С середины 2000-х гг. Китай начал обращать внимание на гуманитарное взаимодействие в ШОС, выдвигая конкретные инициативы. Еще на Астанинском саммите 2005 г. Ху Цзиньтао выступил с идеей организации в КНР трехлетней подготовки 1500 специалистов и управленцев стран-членов ШОС. Взаимодействие в области образования могло способствовать дальнейшему укреплению авторитета КНР в регионе и отвечало курсу Пекина на распространение вовне китайской культуры, а также концепции «мягкой силы» во внешней политике, официально утвержденной XVII съездом КПК в 2007 г. В таком контексте руководство КНР последовательно выдвигало инициативы выделения китайской стороной стипендий для студентов из стран-членов ШОС, организации в КНР курсов для студентов и учащихся стран ШОС2. Ответное предложение России в гуманитарной области имело реактивный характер: в 2007 г. президент В. Путин обосновал необходимость создания Университета ШОС как сети учебных заведений шести государств с согласованной программой обучения. Проект сетевого университета был запущен в 2010 г. Несмотря на постоянное лоббирование российской стороной партнерства ШОС с ОДКБ в регионе и возможную организацию совместных антитеррористических маневров, подобные инициативы не соответствовали интересам КНР. На это указывали обтекаемые формулировки Меморандума о взаимопонимании ШОС и ОДКБ 2007 г. с консенсусом сторон по вопросу участия в «соответствующих мероприятиях, проводимых в рамках ШОС и ОДКБ, в качестве гостей». В том же году на совещании министров обороны ШОС в Бишкеке предложение министра обороны РФ А. Сердюкова подготовить в течение года общий документ о направлениях военного сотрудничества в ШОС, естественно, не встретил одобрения у представителей КНР. После начала мирового финансово-экономического кризиса, серьезно сказавшегося на российской экономике, позиции КНР в Центральной Азии значительно усилились и официальный подход КНР к развитию экономического направления в ШОС стал более ультимативным (подробнее см. гл. 5).

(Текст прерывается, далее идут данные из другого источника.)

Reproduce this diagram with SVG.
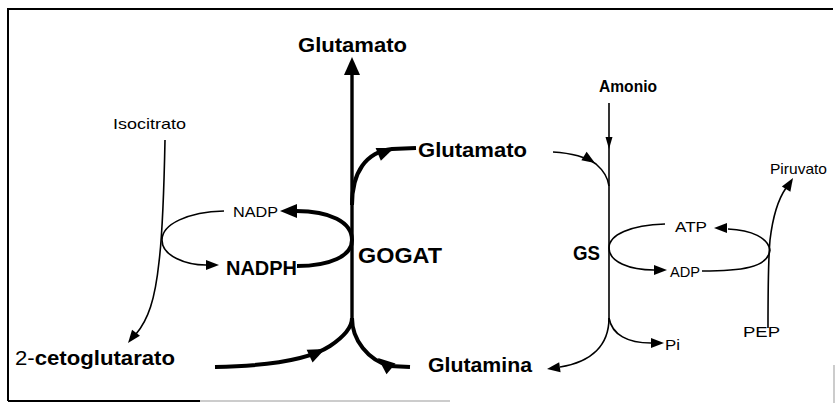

В результате летом 2009 г. Китай, в отличие от РФ годом ранее, получил официальную поддержку стран ШОС в вопросе урегулирования конфликта в СУАР. 10 июля, почти сразу после начала волнений в г. Урумчи, Генеральный секретарь ШОС заявил о признании СУАР «неотъемлемой частью Китая» и о том, что «происходящее там является исключительно внутренним делом КНР». Растущая зависимость от КНР ее центральноазиатских партнеров по ШОС и рост влияния нестабильности в Синьцзяне на экономики приграничных государств сказались на их полном одобрении позиции КНР и ее действий по подавлению массовых выступлений. На проблему возможного доминирования КНР в ШОС стали все чаще обращать внимание российские исследователи. Так, в своей статье 2009 г. А. Лукин подчеркивал, что без инициатив государственных структур в финансировании ШОС и должного вклада РФ в организацию, ШОС окончательно превратится в структуру с лидером-донором КНР. С ним солидарен эксперт МГИМО А. Мочульский, который считает, что в плане многостороннего экономического сотрудничества с Центральной Азией в ШОС, «высока вероятность того, что Россия может опоздать, причем не в столь отдаленной перспективе».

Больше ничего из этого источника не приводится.